An Old Story Made New
Author and filmmaker Linda Moulton-Howe was first told about an Earth/alien exchange program in 1983, when doing research for UFOs: The ET Factor, a documentary for HBO. At the time, she was approached by Air Force Sergeant Richard C. Doty who said that he had been given approval to allow her to air secret Air Force information and video footage in her documentary.
  Some of this information he said involved an alleged exchange program of humans who left Holloman Air Force Base in 1964, for Zeta Reticuli. Howe was told that three humans went but one died on the alien planet; one went insane (but there was no information on his fate); and one returned to Earth and was then living in a U.S. government safe house on an undisclosed island.
  Doty promised to supply Howe with material that would confirm the existence of an estraterrestrial race, including official government and military documents, film, and photographs.
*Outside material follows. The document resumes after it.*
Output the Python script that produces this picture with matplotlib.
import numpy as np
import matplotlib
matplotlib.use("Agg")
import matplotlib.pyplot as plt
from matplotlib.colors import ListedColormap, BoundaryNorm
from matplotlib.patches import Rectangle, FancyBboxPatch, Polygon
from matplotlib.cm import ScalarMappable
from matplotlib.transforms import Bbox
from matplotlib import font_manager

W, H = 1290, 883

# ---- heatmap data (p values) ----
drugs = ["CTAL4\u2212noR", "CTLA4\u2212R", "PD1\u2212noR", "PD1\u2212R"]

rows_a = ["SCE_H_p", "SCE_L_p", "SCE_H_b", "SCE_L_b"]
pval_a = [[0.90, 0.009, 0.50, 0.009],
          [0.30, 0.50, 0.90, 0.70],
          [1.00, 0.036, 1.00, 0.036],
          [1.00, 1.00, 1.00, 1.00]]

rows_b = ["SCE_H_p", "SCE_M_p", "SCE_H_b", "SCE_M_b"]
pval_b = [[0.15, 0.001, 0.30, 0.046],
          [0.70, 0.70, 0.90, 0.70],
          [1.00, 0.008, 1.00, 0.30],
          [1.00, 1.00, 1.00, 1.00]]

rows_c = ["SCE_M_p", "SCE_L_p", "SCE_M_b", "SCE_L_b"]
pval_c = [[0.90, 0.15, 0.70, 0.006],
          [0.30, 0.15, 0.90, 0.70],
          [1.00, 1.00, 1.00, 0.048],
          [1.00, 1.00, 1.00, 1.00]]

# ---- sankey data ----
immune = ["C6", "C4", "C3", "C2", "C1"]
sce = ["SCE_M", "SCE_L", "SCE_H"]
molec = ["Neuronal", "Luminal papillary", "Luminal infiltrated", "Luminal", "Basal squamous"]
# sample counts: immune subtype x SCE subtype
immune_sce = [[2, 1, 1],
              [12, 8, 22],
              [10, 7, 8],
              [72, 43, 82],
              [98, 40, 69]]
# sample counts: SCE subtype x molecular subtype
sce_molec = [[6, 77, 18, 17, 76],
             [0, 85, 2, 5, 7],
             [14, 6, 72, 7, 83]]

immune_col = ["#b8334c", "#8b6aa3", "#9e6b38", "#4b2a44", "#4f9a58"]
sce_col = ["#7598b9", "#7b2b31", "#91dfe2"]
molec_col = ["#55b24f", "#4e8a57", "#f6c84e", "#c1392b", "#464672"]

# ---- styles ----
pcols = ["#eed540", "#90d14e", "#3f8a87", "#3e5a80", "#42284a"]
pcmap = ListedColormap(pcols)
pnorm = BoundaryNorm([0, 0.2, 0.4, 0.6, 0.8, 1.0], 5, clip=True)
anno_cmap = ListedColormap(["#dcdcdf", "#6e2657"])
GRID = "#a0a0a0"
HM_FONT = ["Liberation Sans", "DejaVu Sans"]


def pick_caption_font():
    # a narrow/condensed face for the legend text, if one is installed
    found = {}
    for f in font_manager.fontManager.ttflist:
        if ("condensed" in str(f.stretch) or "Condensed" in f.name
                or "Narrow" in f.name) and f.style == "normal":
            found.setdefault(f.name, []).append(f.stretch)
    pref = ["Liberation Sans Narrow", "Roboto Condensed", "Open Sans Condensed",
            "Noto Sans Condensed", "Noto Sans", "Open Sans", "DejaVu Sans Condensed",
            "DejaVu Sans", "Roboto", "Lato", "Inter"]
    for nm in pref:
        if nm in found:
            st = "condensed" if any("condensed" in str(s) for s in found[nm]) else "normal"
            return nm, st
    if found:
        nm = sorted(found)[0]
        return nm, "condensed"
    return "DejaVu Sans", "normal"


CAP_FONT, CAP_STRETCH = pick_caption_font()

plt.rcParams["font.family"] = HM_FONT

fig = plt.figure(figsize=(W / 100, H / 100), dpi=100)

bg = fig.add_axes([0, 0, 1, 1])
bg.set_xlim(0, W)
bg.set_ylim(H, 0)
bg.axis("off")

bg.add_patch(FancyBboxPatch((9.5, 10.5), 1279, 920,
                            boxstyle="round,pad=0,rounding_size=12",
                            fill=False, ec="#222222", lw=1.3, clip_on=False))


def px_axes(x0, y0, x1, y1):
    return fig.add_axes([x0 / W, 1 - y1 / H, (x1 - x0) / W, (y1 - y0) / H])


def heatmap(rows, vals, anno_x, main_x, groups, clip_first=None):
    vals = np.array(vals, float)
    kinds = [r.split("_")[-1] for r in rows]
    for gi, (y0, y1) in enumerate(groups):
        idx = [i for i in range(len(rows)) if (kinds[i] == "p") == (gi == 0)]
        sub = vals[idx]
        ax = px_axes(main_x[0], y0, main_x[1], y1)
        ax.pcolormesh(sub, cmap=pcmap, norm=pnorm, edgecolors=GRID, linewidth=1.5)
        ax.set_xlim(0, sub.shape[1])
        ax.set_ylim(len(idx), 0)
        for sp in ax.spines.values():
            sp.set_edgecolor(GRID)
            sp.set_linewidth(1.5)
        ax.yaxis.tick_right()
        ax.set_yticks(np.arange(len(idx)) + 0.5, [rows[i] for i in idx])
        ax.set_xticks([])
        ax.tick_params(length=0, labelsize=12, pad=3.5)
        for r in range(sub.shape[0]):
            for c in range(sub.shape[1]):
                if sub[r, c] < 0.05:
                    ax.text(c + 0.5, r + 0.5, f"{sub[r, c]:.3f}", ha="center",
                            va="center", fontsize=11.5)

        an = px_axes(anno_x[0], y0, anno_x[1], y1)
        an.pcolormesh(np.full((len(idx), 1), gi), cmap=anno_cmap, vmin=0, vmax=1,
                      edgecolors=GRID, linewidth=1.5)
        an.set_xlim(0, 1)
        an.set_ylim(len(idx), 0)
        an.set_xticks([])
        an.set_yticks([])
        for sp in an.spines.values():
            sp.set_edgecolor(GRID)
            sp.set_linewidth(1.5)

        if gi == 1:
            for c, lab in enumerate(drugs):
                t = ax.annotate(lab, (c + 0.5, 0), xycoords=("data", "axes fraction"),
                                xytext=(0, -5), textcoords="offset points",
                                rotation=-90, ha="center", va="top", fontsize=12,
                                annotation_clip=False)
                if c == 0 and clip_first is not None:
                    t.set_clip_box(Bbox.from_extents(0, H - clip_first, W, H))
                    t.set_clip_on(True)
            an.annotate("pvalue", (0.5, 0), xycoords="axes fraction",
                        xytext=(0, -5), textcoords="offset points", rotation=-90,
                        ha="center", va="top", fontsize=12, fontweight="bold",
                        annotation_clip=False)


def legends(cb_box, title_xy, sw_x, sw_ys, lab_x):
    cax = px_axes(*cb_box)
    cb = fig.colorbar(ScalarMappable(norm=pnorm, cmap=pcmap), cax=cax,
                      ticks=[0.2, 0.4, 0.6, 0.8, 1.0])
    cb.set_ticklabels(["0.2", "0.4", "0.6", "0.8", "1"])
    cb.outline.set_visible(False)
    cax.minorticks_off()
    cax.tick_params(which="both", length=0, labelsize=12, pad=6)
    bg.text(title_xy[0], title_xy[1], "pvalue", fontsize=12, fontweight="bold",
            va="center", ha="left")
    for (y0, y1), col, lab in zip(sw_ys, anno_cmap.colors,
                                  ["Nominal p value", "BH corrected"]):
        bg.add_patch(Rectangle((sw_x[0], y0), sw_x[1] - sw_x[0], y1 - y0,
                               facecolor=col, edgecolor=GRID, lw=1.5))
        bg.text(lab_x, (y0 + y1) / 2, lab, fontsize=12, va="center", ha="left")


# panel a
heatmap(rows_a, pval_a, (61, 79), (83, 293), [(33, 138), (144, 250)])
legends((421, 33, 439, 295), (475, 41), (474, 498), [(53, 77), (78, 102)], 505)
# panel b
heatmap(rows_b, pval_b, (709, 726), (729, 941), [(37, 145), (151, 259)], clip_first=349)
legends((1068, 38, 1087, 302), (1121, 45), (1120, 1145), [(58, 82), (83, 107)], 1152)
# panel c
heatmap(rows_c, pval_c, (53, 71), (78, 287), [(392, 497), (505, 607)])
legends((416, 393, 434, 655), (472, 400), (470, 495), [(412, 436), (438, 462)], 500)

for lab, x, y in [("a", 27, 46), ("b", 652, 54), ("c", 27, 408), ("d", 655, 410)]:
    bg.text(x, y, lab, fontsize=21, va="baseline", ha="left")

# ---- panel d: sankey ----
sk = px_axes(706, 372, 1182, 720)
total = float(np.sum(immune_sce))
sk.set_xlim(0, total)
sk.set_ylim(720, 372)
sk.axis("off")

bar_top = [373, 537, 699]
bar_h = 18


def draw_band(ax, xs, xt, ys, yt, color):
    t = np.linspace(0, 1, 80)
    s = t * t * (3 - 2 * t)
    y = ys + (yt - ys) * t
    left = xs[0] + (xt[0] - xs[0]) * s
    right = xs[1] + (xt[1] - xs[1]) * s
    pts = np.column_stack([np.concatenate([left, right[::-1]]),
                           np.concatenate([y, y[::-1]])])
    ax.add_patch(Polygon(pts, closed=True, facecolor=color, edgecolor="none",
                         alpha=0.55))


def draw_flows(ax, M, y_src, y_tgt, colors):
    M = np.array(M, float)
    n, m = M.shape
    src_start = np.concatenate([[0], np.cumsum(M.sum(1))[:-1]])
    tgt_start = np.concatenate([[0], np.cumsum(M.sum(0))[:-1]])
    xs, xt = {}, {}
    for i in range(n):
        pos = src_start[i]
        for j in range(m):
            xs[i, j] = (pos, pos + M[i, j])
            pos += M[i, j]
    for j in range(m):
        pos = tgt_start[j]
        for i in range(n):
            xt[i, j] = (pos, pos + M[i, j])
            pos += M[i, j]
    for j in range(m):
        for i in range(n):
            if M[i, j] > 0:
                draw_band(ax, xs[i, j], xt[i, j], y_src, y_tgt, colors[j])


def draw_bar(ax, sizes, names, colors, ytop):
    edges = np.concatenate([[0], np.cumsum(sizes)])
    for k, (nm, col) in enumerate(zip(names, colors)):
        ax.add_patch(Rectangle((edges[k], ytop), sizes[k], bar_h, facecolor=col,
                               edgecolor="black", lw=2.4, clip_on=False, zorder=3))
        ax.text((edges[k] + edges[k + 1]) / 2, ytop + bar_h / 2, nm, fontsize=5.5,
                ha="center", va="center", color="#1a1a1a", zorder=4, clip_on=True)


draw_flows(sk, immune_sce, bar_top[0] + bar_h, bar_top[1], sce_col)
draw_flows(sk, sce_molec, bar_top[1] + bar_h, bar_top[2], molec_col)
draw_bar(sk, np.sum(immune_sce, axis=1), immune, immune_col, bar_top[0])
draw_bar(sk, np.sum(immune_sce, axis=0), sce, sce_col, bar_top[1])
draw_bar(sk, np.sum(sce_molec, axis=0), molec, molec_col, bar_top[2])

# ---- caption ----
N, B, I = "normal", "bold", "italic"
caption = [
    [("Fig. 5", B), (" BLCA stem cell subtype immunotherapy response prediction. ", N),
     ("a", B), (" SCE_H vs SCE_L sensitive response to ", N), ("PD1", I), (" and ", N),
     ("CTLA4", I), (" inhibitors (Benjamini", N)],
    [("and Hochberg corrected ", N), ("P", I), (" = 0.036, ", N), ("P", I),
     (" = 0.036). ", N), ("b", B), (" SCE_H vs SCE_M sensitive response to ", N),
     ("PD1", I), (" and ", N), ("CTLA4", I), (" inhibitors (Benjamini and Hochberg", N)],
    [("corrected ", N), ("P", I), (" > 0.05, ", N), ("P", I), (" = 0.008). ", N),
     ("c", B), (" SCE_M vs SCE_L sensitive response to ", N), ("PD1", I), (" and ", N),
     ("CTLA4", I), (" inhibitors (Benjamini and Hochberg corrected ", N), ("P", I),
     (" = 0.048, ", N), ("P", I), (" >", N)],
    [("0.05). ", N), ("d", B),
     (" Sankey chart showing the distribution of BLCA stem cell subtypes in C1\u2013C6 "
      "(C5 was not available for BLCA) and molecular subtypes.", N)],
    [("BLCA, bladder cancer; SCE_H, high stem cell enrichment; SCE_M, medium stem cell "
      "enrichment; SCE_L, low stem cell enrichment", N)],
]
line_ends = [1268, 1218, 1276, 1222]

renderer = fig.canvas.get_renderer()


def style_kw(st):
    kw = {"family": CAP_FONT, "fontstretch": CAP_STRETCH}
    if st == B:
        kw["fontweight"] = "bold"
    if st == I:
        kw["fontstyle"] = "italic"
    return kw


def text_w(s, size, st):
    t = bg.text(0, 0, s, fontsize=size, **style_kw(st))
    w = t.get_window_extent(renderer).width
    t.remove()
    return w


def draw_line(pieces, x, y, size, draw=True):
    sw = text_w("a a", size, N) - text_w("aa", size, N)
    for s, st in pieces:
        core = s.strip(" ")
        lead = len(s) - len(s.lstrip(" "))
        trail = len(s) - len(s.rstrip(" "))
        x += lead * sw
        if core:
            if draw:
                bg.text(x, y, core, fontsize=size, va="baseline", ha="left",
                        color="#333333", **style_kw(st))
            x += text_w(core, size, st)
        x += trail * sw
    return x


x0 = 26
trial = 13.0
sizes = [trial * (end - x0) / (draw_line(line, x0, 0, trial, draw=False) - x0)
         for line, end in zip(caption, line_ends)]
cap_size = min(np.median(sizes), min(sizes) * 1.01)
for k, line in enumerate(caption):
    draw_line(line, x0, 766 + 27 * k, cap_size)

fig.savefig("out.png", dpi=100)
However, he continued to string Howe along until he finally told her that his superiors had decided against releasing any further information. Without Doty’s evidence, HBO gave up on the documentary in 1984.
  Since that time, Doty’s name has surfaced in connection with other alleged UFO/government secrets, such as the MJ-12 papers, so it is no surprise to find out that Doty (now a civilian) is also connected with the release of the Project Serpo story. And this fact alone makes the story suspect.
  Other UFO researchers over the years have also been told similar stories about a secret exchange program between the U.S. and an alien race, but the recent Serpo revelations contain more information than has been released to date. As to why earlier stories vary considerably on details (such as the number of team members sent to Serpo), it has been suggested that information has been deliberately leaked out in bits and pieces by those on the inside who feel that such secrets should not be kept from the public, and that errors were intentionally inserted in order to disguise the identities of the whistleblowers.
  There has been talk of the eventual release of photographs taken on Serpo by the exchange team, but so far, nothing has emerged to lend credence to this baffling story. Until the time when actual, physical evidence about Project Serpo is released, this story unfortunately has to be treated as just another unverifiable UFO tale, albeit an intriguing one.